The FBI was so overwhelmed with sightings of flying saucers in the 1940s that agents routinely destroyed reports because of lack of filing space, according to documents released by the organisation.
The policy is outlined in a memo sent on 16 August 1949 to J Edgar Hoover, the director of the bureau, along with documents on UFOs compiled by agents after statements from witnesses.
The note, sent by an unnamed FBI agent in San Antonio, Texas, states that the office destroyed UFO reports on the grounds that they arrived "in great numbers" and contained "nothing of FBI interest".
"It is pointed out that the filing of these would result in the rapid accumulation of very bulky files," the memo continues.
The documents are among a batch of papers related to UFO sightings that has been made available through The Vault, the FBI's online records database.
In one intriguing note, sent on 22 March 1950, special agent Guy Hottel, head of the FBI's Washington field office, wrote to Hoover with information on three "so-called flying saucers" that a witness claimed had crash-landed in New Mexico.
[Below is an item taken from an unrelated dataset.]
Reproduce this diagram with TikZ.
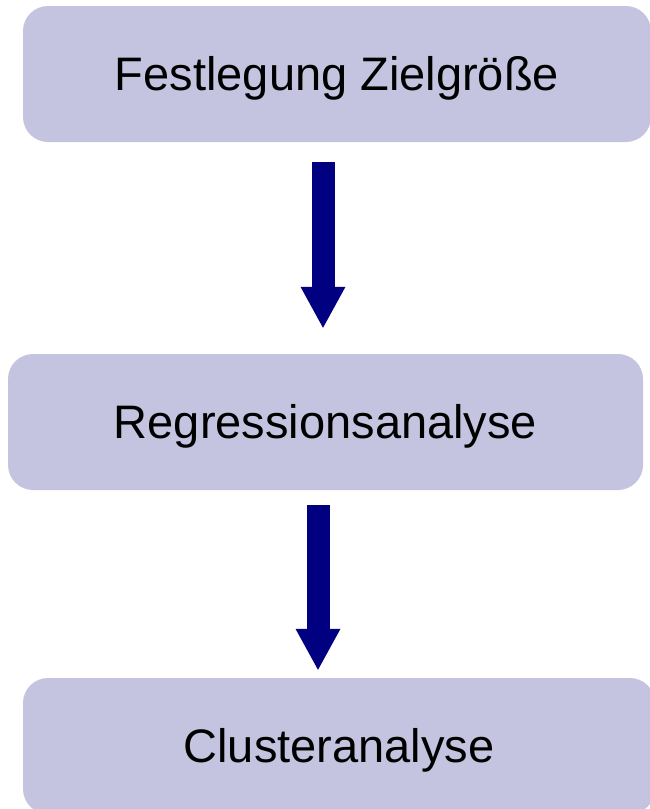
\documentclass[tikz,border=0pt]{standalone}
\usepackage{fontspec}
\setmainfont{Liberation Sans}
\usetikzlibrary{arrows.meta, positioning}
\definecolor{BoxLavender}{HTML}{C4C4E0}
\definecolor{ArrowNavy}{HTML}{000080}

\begin{document}
\begin{tikzpicture}[
        x=1pt, y=-1pt,
        % Estilo de los bloques
        stepbox/.style={
                rectangle,
                rounded corners=25pt,
                minimum height=136pt,
                fill=BoxLavender,
                draw=none,
                text=black,
                font=\fontsize{47}{56}\selectfont,
                text height=35pt,
                text depth=2pt
            },
        % Flechas de bloque
        flowarrow/.style={
                -{Triangle[width=45pt, length=41pt, line width'=0pt]},
                line width=23pt,
                color=ArrowNavy
            }
    ]

    \useasboundingbox (0,0) rectangle (650,809);

    % Bloques
    \node[stepbox, minimum width=628pt] (festlegung) at (337,74) {Festlegung Zielgröße};
    \node[stepbox, minimum width=635pt] (regression) at (325.5,422) {Regressionsanalyse};
    \node[stepbox, minimum width=632pt] (cluster) at (339,746) {Clusteranalyse};

    % Flechas entre bloques
    \draw[flowarrow, shorten <=20pt, shorten >=26pt]
        ([xshift=-14pt]festlegung.south) -- ([xshift=-2.5pt]regression.north);
    \draw[flowarrow, shorten <=15pt, shorten >=8pt]
        ([xshift=-7.5pt]regression.south) -- ([xshift=-21pt]cluster.north);

\end{tikzpicture}
\end{document}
According to the memo, an air force investigator stated that three flying saucers had been recovered in the area, along with the bodies of the alien crews. The memo goes on to add: "Each one was occupied by three bodies of human shape but only three feet tall, dressed in metallic cloth of a very fine texture. Each body was bandaged in a manner similar to the blackout suits used by speed flyers and test pilots."According to the witness, the saucers were brought down by a "high-powered government radar" in the area that interfered with the spaceships' controls. "No further evaluation was attempted," the memo concludes.
In 1947, an object that may have been a weather balloon crash-landed near Roswell, New Mexico, sparking an ongoing conspiracy that US officials captured an alien spacecraft.
In a separate incident, Hoover received an urgent teletype message from FBI agents in Salt Lake City, Utah, describing what appeared to be an explosion in the sky that was followed by "the falling of a silver-coloured object."
The sighting, recorded on 5 April 1949 by a guard at the army general supply depot in Ogden, Utah, was reported independently by a military officer and also a highway patrolman, who claimed to see a silver object explodeas it approached mountains at Sardine Canyon.
Later in the message, an assessment by the US air force office of special investigations linked the sightings to two B-29s that were practising extremely high-altitude bombing runs in the Utah desert.